1 Je vous remercie pour votre présentation du recueil Le Cœur innombrable (1901), d’Anna de Noailles. Pourriez-vous préciser l’emploi du terme « romantisme » dans votre présentation ?
Même si elle n’en fait pas partie, Anna de Noailles s’inspire des thèmes de ce mouvement littéraire et culturel de la première moitié du xixe siècle, représenté par Hugo ou Lamartine en poésie. La nature, l’amour, la nostalgie y sont présents, comme dans le dernier poème « Le Temps de vivre » qui exprime la fuite du temps et l’urgence de vivre.

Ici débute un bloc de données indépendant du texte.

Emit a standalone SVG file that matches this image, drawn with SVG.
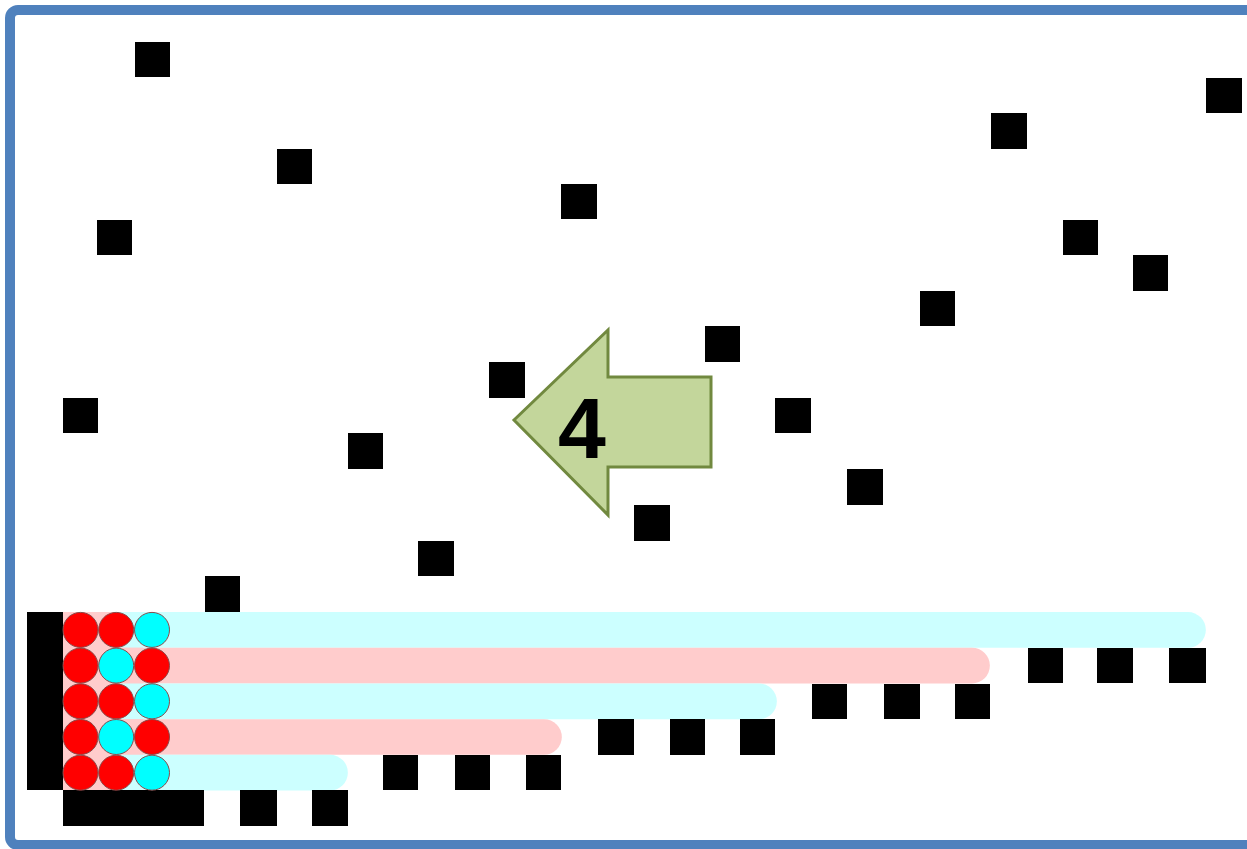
<svg xmlns="http://www.w3.org/2000/svg" width="1247" height="849" viewBox="0 0 1247 849">
<style>
.sq{fill:#000}
.band{fill:none;stroke-width:35.7;stroke-linecap:round}
.c{stroke:#8a4a4a;stroke-width:1}
.r{fill:#FF0000}
.b{fill:#00FFFF}
</style>
<rect x="0" y="0" width="1247" height="849" fill="#fff"/>
<rect x="10" y="10" width="1260" height="835" rx="8" fill="#fff" stroke="#4F81BD" stroke-width="10"/>
<g id="bands">
<rect x="63" y="612" width="80" height="178" fill="#FFCCCC"/>
<line class="band" x1="120" y1="629.9" x2="1188" y2="629.9" stroke="#CCFFFF"/>
<line class="band" x1="120" y1="665.6" x2="972" y2="665.6" stroke="#FFCCCC"/>
<line class="band" x1="120" y1="701.3" x2="759" y2="701.3" stroke="#CCFFFF"/>
<line class="band" x1="120" y1="737" x2="544" y2="737" stroke="#FFCCCC"/>
<line class="band" x1="120" y1="772.7" x2="330" y2="772.7" stroke="#CCFFFF"/>
</g>
<g id="walls">
<rect class="sq" x="27" y="612" width="36" height="178"/>
<rect class="sq" x="63" y="790" width="141" height="36"/>
</g>
<g id="circles">
<circle class="c r" cx="80.5" cy="629.9" r="17.5"/>
<circle class="c r" cx="116.2" cy="629.9" r="17.5"/>
<circle class="c b" cx="152" cy="629.9" r="17.5"/>
<circle class="c r" cx="80.5" cy="665.6" r="17.5"/>
<circle class="c b" cx="116.2" cy="665.6" r="17.5"/>
<circle class="c r" cx="152" cy="665.6" r="17.5"/>
<circle class="c r" cx="80.5" cy="701.3" r="17.5"/>
<circle class="c r" cx="116.2" cy="701.3" r="17.5"/>
<circle class="c b" cx="152" cy="701.3" r="17.5"/>
<circle class="c r" cx="80.5" cy="737" r="17.5"/>
<circle class="c b" cx="116.2" cy="737" r="17.5"/>
<circle class="c r" cx="152" cy="737" r="17.5"/>
<circle class="c r" cx="80.5" cy="772.7" r="17.5"/>
<circle class="c r" cx="116.2" cy="772.7" r="17.5"/>
<circle class="c b" cx="152" cy="772.7" r="17.5"/>
</g>
<g id="squares">
<rect class="sq" x="135" y="42" width="35" height="35"/>
<rect class="sq" x="277" y="149" width="35" height="35"/>
<rect class="sq" x="97" y="220" width="35" height="35"/>
<rect class="sq" x="561" y="184" width="36" height="35"/>
<rect class="sq" x="991" y="113" width="36" height="36"/>
<rect class="sq" x="1206" y="78" width="36" height="35"/>
<rect class="sq" x="1063" y="220" width="35" height="35"/>
<rect class="sq" x="1133" y="255" width="35" height="36"/>
<rect class="sq" x="920" y="291" width="35" height="35"/>
<rect class="sq" x="705" y="326" width="35" height="36"/>
<rect class="sq" x="489" y="362" width="36" height="36"/>
<rect class="sq" x="63" y="398" width="35" height="35"/>
<rect class="sq" x="775" y="398" width="36" height="35"/>
<rect class="sq" x="348" y="433" width="35" height="36"/>
<rect class="sq" x="847" y="469" width="36" height="36"/>
<rect class="sq" x="634" y="505" width="36" height="36"/>
<rect class="sq" x="418" y="541" width="36" height="35"/>
<rect class="sq" x="205" y="576" width="35" height="36"/>
<rect class="sq" x="240" y="790" width="37" height="36"/>
<rect class="sq" x="312" y="790" width="36" height="36"/>
<rect class="sq" x="383" y="755" width="35" height="35"/>
<rect class="sq" x="455" y="755" width="35" height="35"/>
<rect class="sq" x="526" y="755" width="35" height="35"/>
<rect class="sq" x="598" y="719" width="36" height="36"/>
<rect class="sq" x="670" y="719" width="35" height="36"/>
<rect class="sq" x="740" y="719" width="35" height="36"/>
<rect class="sq" x="812" y="684" width="35" height="35"/>
<rect class="sq" x="884" y="684" width="36" height="35"/>
<rect class="sq" x="955" y="684" width="35" height="35"/>
<rect class="sq" x="1028" y="648" width="35" height="35"/>
<rect class="sq" x="1097" y="648" width="36" height="35"/>
<rect class="sq" x="1169" y="648" width="37" height="35"/>
</g>
<g id="arrow">
<path d="M514,420 L608,330 L608,377 L711,377 L711,467 L608,467 L608,515 Z" fill="#C3D69B" stroke="#71893F" stroke-width="3" stroke-linejoin="miter"/>
<text x="582" y="458" font-family="Liberation Sans, Arial, sans-serif" font-weight="bold" font-size="86" text-anchor="middle" fill="#000">4</text>
</g>
</svg>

2 Avez-vous trouvé des échos entre la poésie d’Anna de Noailles et celle d’Hélène Dorion ?
Les termes du parcours associé relient les deux recueils. La nature est rendue vivante par le travail poétique des autrices. L’intime est présent puisque les forêts d’Hélène Dorion et les paysages d’Anna de Noailles, qui varient au gré des saisons, représentent des états intérieurs. Dans « L’Offrande à la nature », la poétesse décrit sa relation profonde à une nature qu’elle célèbre.
3 En quoi cette œuvre du début du xxe siècle peut-elle intéresser un lecteur ou une lectrice d’aujourd’hui ?
Anna de Noailles emploie souvent l’impératif pour nous inviter à la réflexion sur notre rapport au monde. Dans « Voix intérieure », elle recommande à son âme : « aimez la vie » et dans « La Vie profonde », elle propose une relation poétique avec la nature : « Avoir l’âme qui rêve, au bord du monde assise… ».